IRC-Bench is a benchmark for implicit entity recognition in reminiscence narratives. Given a first-person narrative that references a named entity through contextual cues alone (without ever naming it), the task is to identify the entity.
QLoRA-adapted Llama 3.1 8B achieves the highest open-world exact match at 38.94%, while fine-tuned DPR with entity descriptions reaches 42.80% alias-aware Hit@1 in the closed-world setting.
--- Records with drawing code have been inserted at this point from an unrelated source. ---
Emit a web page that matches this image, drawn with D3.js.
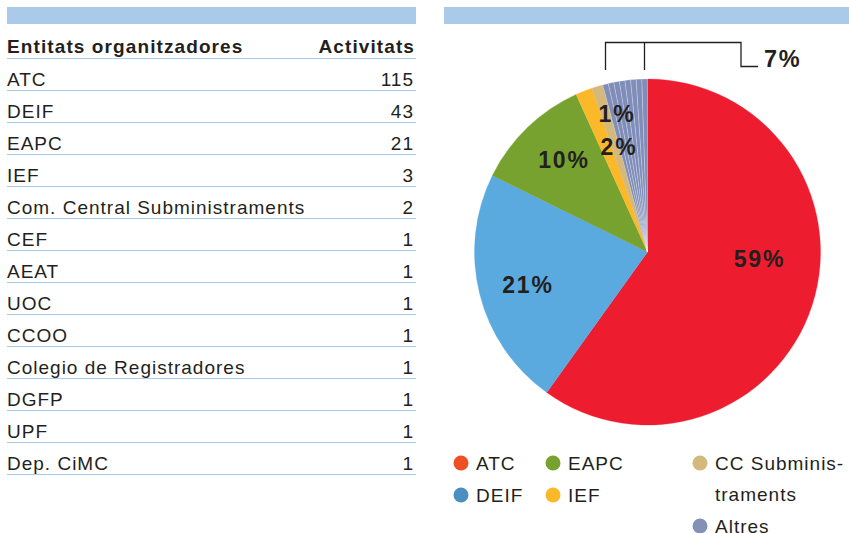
<!DOCTYPE html>
<html>
<head>
<meta charset="utf-8">
<script src="https://cdn.jsdelivr.net/npm/d3@7"></script>
<style>
  body { margin: 0; background: #fff; }
  svg { display: block; font-family: "Liberation Sans", Arial, sans-serif; }
</style>
</head>
<body>
<svg id="chart" width="849" height="533"></svg>
<script>
// table rows (entity, number of activities)
var entities = ["ATC", "DEIF", "EAPC", "IEF", "Com. Central Subministraments", "CEF", "AEAT",
  "UOC", "CCOO", "Colegio de Registradores", "DGFP", "UPF", "Dep. CiMC"];
var activitats = [115, 43, 21, 3, 2, 1, 1, 1, 1, 1, 1, 1, 1];

// pie groups: each entity goes into a group, the last group (Altres) gathers the ones
var groupOf = ["ATC", "DEIF", "EAPC", "IEF", "CC", "Altres", "Altres", "Altres", "Altres",
  "Altres", "Altres", "Altres", "Altres"];
var groups = ["ATC", "DEIF", "EAPC", "IEF", "CC", "Altres"];
var pieColors = ["#ed1c2e", "#5aaae0", "#78a22f", "#fbb829", "#d4b97c", "#7f8db8"];
var legendColors = ["#f04e23", "#4a8fc2", "#78a22f", "#fbb829", "#d4b97c", "#8390b8"];
var legendLabels = [["ATC"], ["DEIF"], ["EAPC"], ["IEF"], ["CC Subminis-", "traments"], ["Altres"]];
var pctLabels = ["59%", "21%", "10%", "2%", "1%", "7%"];

var svg = d3.select("#chart");
var ink = "#231f20";
var band = "#a9cbe9";
var rule = "#a9cbe9";
var fs = 19, ls = 1.0;

// ---------- table ----------
var tLeft = 7, tRight = 416;
svg.append("rect").attr("x", tLeft).attr("y", 7).attr("width", tRight - tLeft).attr("height", 17).attr("fill", band);
svg.append("rect").attr("x", 444).attr("y", 7).attr("width", 405).attr("height", 17).attr("fill", band);

var rowY = d3.scaleLinear().domain([0, 1]).range([58, 90]); // bottom rule of row i (0 = header)

svg.append("text").attr("x", tLeft).attr("y", rowY(0) - 5.5)
  .attr("font-size", fs).attr("letter-spacing", 1.1).attr("font-weight", "bold").attr("fill", ink)
  .text("Entitats organitzadores");
svg.append("text").attr("x", 415).attr("y", rowY(0) - 5.5).attr("text-anchor", "end")
  .attr("font-size", fs).attr("letter-spacing", 1.1).attr("font-weight", "bold").attr("fill", ink)
  .text("Activitats");

var rows = svg.append("g").selectAll("g").data(entities).enter().append("g");
rows.append("text").attr("x", tLeft).attr("y", function (d, i) { return rowY(i + 1) - 4.5; })
  .attr("font-size", fs).attr("letter-spacing", ls).attr("fill", ink).text(function (d) { return d; });
rows.append("text").attr("x", 414).attr("y", function (d, i) { return rowY(i + 1) - 4.5; })
  .attr("text-anchor", "end").attr("font-size", fs).attr("letter-spacing", ls).attr("fill", ink)
  .text(function (d, i) { return activitats[i]; });

svg.append("g").selectAll("line").data(d3.range(entities.length + 1)).enter().append("line")
  .attr("x1", tLeft).attr("x2", tRight)
  .attr("y1", function (i) { return rowY(i) + 0.5; }).attr("y2", function (i) { return rowY(i) + 0.5; })
  .attr("stroke", rule).attr("stroke-width", 1.2);

// ---------- pie ----------
var cx = 647.5, cy = 252, R = 173;
var pieData = entities.map(function (d, i) { return { name: d, value: activitats[i], group: groupOf[i] }; });
var pie = d3.pie().sort(null).value(function (d) { return d.value; });
var arcs = pie(pieData);
var arc = d3.arc().innerRadius(0).outerRadius(R);
var color = d3.scaleOrdinal().domain(groups).range(pieColors);

var pg = svg.append("g").attr("transform", "translate(" + cx + "," + cy + ")");
pg.selectAll("path").data(arcs).enter().append("path")
  .attr("d", arc)
  .attr("fill", function (d) { return color(d.data.group); })
  .attr("stroke", function (d) { return d.data.group == "Altres" ? "#ffffff" : color(d.data.group); })
  .attr("stroke-width", function (d) { return d.data.group == "Altres" ? 0.5 : 0.3; })
  .attr("stroke-opacity", function (d) { return d.data.group == "Altres" ? 0.45 : 1; });

// percentage labels (baseline offsets relative to pie centre)
var labelPos = [[112, 15], [-119.5, 41], [-83.5, -84], [-28.5, -97], [-30.5, -130]];
pg.selectAll("text.pct").data(labelPos).enter().append("text")
  .attr("class", "pct")
  .attr("x", function (d) { return d[0]; }).attr("y", function (d) { return d[1]; })
  .attr("text-anchor", "middle").attr("font-size", 23).attr("letter-spacing", 1.8)
  .attr("font-weight", "bold").attr("fill", ink)
  .text(function (d, i) { return pctLabels[i]; });

// bracket for "Altres"
var bTop = 42.5;
var bx = [cx - 42, cx - 3, cx + 93.5];
svg.append("path")
  .attr("d", "M" + bx[0] + "," + 70 + "V" + bTop + "H" + bx[2] + "V" + 66.5 + "H" + (cx + 110.5)
    + "M" + bx[1] + "," + bTop + "V" + 70)
  .attr("fill", "none").attr("stroke", ink).attr("stroke-width", 1.3);
svg.append("text").attr("x", 764).attr("y", 66.5)
  .attr("font-size", 23.5).attr("letter-spacing", 1.6).attr("font-weight", "bold").attr("fill", ink)
  .text(pctLabels[5]);

// ---------- legend ----------
var legPos = [[461, 463], [461, 495], [553, 463], [553, 495], [700, 463], [700, 526]];
var lg = svg.append("g").selectAll("g").data(groups).enter().append("g")
  .attr("transform", function (d, i) { return "translate(" + legPos[i][0] + "," + legPos[i][1] + ")"; });
lg.append("circle").attr("r", 7.5).attr("fill", function (d, i) { return legendColors[i]; });
lg.append("text").attr("x", 15).attr("y", 6.5).attr("font-size", fs).attr("letter-spacing", ls).attr("fill", ink)
  .selectAll("tspan").data(function (d, i) { return legendLabels[i]; }).enter().append("tspan")
  .attr("x", 15).attr("dy", function (d, j) { return j ? 31.5 : 0; })
  .text(function (d) { return d; });
</script>
</body>
</html>
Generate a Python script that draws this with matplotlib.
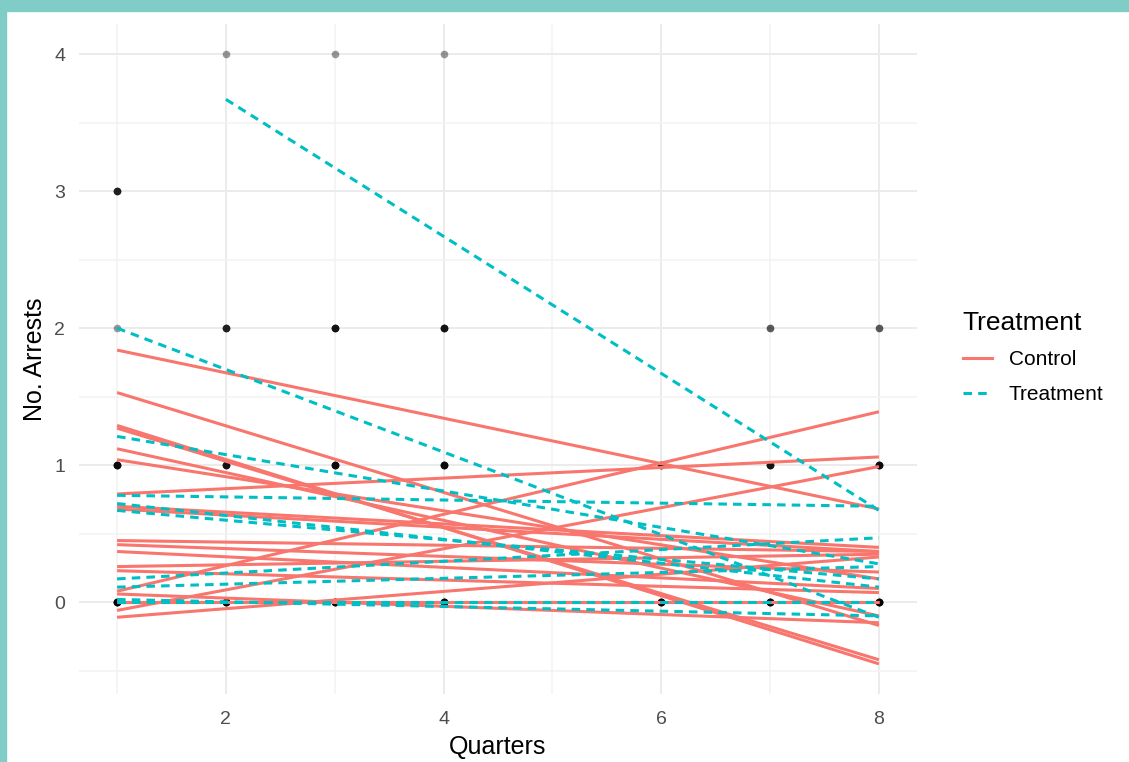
import matplotlib.pyplot as plt
from matplotlib.patches import Rectangle
from matplotlib.lines import Line2D

plt.rcParams["font.family"] = ["Liberation Sans", "DejaVu Sans"]

# observed arrests: quarter, count, number of people with that value
pt_quarter = [1, 1, 1, 1, 2, 2, 2, 2, 3, 3, 3, 3, 4, 4, 4, 4, 6, 6, 7, 7, 7, 8, 8, 8]
pt_arrests = [3, 2, 1, 0, 4, 2, 1, 0, 4, 2, 1, 0, 4, 2, 1, 0, 1, 0, 2, 1, 0, 2, 1, 0]
pt_n = [4, 1, 6, 8, 1, 4, 5, 8, 1, 5, 6, 8, 1, 5, 6, 8, 5, 8, 2, 5, 8, 2, 6, 8]

# fitted per-person lines (value at first and last quarter)
ctrl_q0 = [1] * 20
ctrl_y0 = [1.84, 1.53, 1.29, 1.27, 1.12, 1.04, 0.79, 0.70, 0.68, 0.45,
           0.42, 0.37, 0.26, 0.23, 0.08, -0.06, -0.11, 0.0, 0.0, 0.06]
ctrl_y1 = [0.68, -0.17, -0.45, -0.42, -0.10, 0.17, 1.06, 0.40, 0.37, 0.37,
           0.22, 0.10, 0.35, 0.07, 1.39, 0.99, 0.33, 0.0, 0.0, -0.15]

treat_q0 = [2, 1, 1, 1, 1, 1, 1, 1, 1, 1]
treat_y0 = [3.67, 2.0, 1.21, 0.78, 0.72, 0.67, 0.17, 0.11, 0.0, 0.02]
treat_y1 = [0.67, -0.11, 0.28, 0.70, 0.11, 0.17, 0.47, 0.26, 0.0, -0.10]

last_q = 8
red = "#F8766D"
teal = "#00BFC4"
lw = 2.2
dash = (0, (2.8, 2.0))

fig = plt.figure(figsize=(11.29, 7.62), dpi=100)
# teal frame around the screenshot
fig.patches.append(Rectangle((0, 1 - 11 / 762), 1, 11 / 762, transform=fig.transFigure,
                             color="#80CDC8", zorder=0))
fig.patches.append(Rectangle((0, 0), 6 / 1129, 1, transform=fig.transFigure,
                             color="#80CDC8", zorder=0))

ax = fig.add_axes([79 / 1129, 68 / 762, 838 / 1129, 670 / 762])

for q, y, n in zip(pt_quarter, pt_arrests, pt_n):
    for _ in range(n):
        ax.scatter(q, y, s=30, color="black", alpha=0.4, linewidths=0, zorder=2)

for q0, a, b in zip(ctrl_q0, ctrl_y0, ctrl_y1):
    ax.plot([q0, last_q], [a, b], color=red, lw=lw, zorder=3, solid_capstyle="butt")
for q0, a, b in zip(treat_q0, treat_y0, treat_y1):
    ax.plot([q0, last_q], [a, b], color=teal, lw=lw, linestyle=dash, zorder=4)

ax.set_xlim(0.65, 8.35)
ax.set_ylim(-0.67, 4.22)
ax.set_xticks([2, 4, 6, 8])
ax.set_xticks([1, 3, 5, 7], minor=True)
ax.set_yticks([0, 1, 2, 3, 4])
ax.set_yticks([-0.5, 0.5, 1.5, 2.5, 3.5], minor=True)
ax.grid(which="major", color="#ebebeb", lw=1.4)
ax.grid(which="minor", color="#f2f2f2", lw=1.1)
ax.set_axisbelow(True)
for s in ax.spines.values():
    s.set_visible(False)
ax.tick_params(which="both", length=0, labelsize=14, labelcolor="#4d4d4d")
ax.tick_params(axis="x", pad=12)
ax.tick_params(axis="y", pad=10)

ax.set_xlabel("Quarters", fontsize=18, labelpad=5)
ax.set_ylabel("No. Arrests", fontsize=18, labelpad=5)

handles = [Line2D([], [], color=red, lw=lw),
           Line2D([], [], color=teal, lw=lw, linestyle=dash)]
leg = fig.legend(handles, ["Control", "Treatment"], title="Treatment",
                 loc="upper left", bbox_to_anchor=(944 / 1129, 1 - 292 / 762),
                 frameon=False, fontsize=15, title_fontsize=19,
                 handlelength=1.4, handletextpad=0.8, labelspacing=0.75)
leg._legend_box.align = "left"

fig.savefig("out.png", dpi=100)
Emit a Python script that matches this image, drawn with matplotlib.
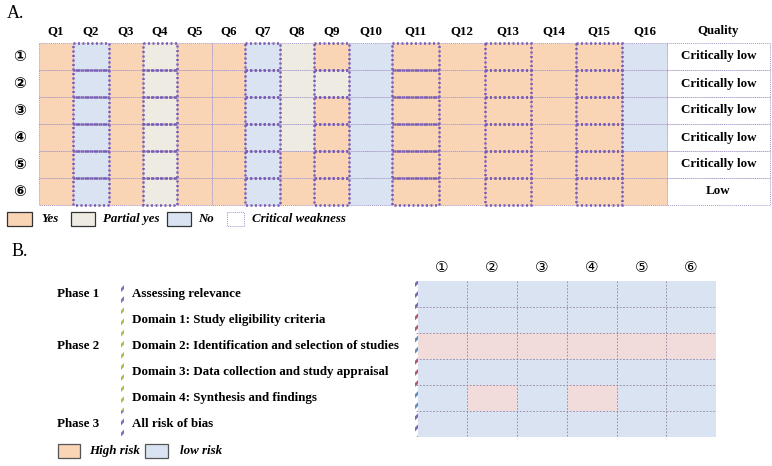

Chain-of-thought prompting consistently degrades performance across all models.
- 25,136 samples from 1,994 reminiscence transcripts across 11 thematic domains
- 12,337 unique Wikidata-linked entities (Place, Organization, Person, Event, Work, Military Unit)
- Entity-level train/dev/test splits with zero entity overlap
- Each sample pairs an Entity-Grounded Narrative (EGN) with an Entity-Elided Narrative (EEN)
IRC-Bench/
data/
benchmark/ Experiment-ready v5 splits (CSV, JSON)
irc_bench_v5.csv Full dataset (25,136 samples)
entity_kb.json Entity knowledge base (12,337 entities)
pipeline/ 4-stage construction pipeline
transcripts/ 1,994 cleaned oral history transcripts
entities_extracted/ NER output per transcript
summaries/ Entity-grounded narratives (explicit)
implicit/ Entity-elided rewrites (implicit)
source_data/ Raw transcripts organized by collection
experiments/
run_open_world.py O1-O6: LLM generative (GPT-4o, GPT-4.1-mini, Llama 8B)
run_closed_world.py C1-C6: embedding retrieval (BGE-base, DPR fine-tuned)
submit_phase_b.py O11-O12: chain-of-thought, RAG1
train_dpr.py DPR fine-tuning (MNRL loss)
gpu_jobs/ QLoRA training scripts (vast.ai)
models/ Trained DPR and QLoRA model weights
results/ All experiment predictions and metrics
article/
article_v4.html Full paper (HTML)
article_v4.docx Full paper (Word)
article_v4_short.html 8-page conference version (HTML)
article_v4_short.docx 8-page conference version (Word)
figures/ Publication-quality figures (PDF + PNG)
docs/ GitHub Pages (paper hosted online)
twitter/ Archived Twitter experiment data
archive/ Pre-v5 data, scripts, models
| Paradigm | Experiments | Best Result |
|---|---|---|
| Embedding baseline | C1-C3 (BGE-base, 3 representations) | 16.6% Hit@1 |
| DPR fine-tuned | C4-C6 (3 representations) | 42.8% alias Hit@1 |
| LLM zero-shot | O1, O3, O5 (GPT-4o, GPT-4.1-mini, Llama 8B) | 33.3% alias |
| LLM few-shot | O2, O4, O6 | 38.9% alias |
| Chain-of-thought | O11/b, O12/b, O13 (with temperature control) | 33.5% alias |
| QLoRA fine-tuned | O10 (Llama 3.1 8B) | 41.4% alias |
| RAG | RAG1 (BGE + GPT-4.1-mini) | 20.5% alias |
# Load the benchmark
import json
test = json.load(open("data/benchmark/irc_bench_v5_test.json"))
print(f"Test samples: {len(test)}") # 4,633
# Each sample has:
# - implicit_text: the entity-elided narrative (input)
# - entity: the gold entity name (target)
# - entity_type: Place, Organization, Person, Event, Work, Military_Unit
# - entity_qid: Wikidata QID@article{apartsin2026ircbench,
title={IRC-Bench: Recognizing Entities from Contextual Cues in First-Person Reminiscences},
author={Apartsin, Alexander and Moran, Eden and Apartsin, Yehudit},
year={2026}
}The benchmark annotations are released under CC BY-NC-SA 4.0. Source transcripts are publicly available from their respective archives (see data/provenance/sources.json).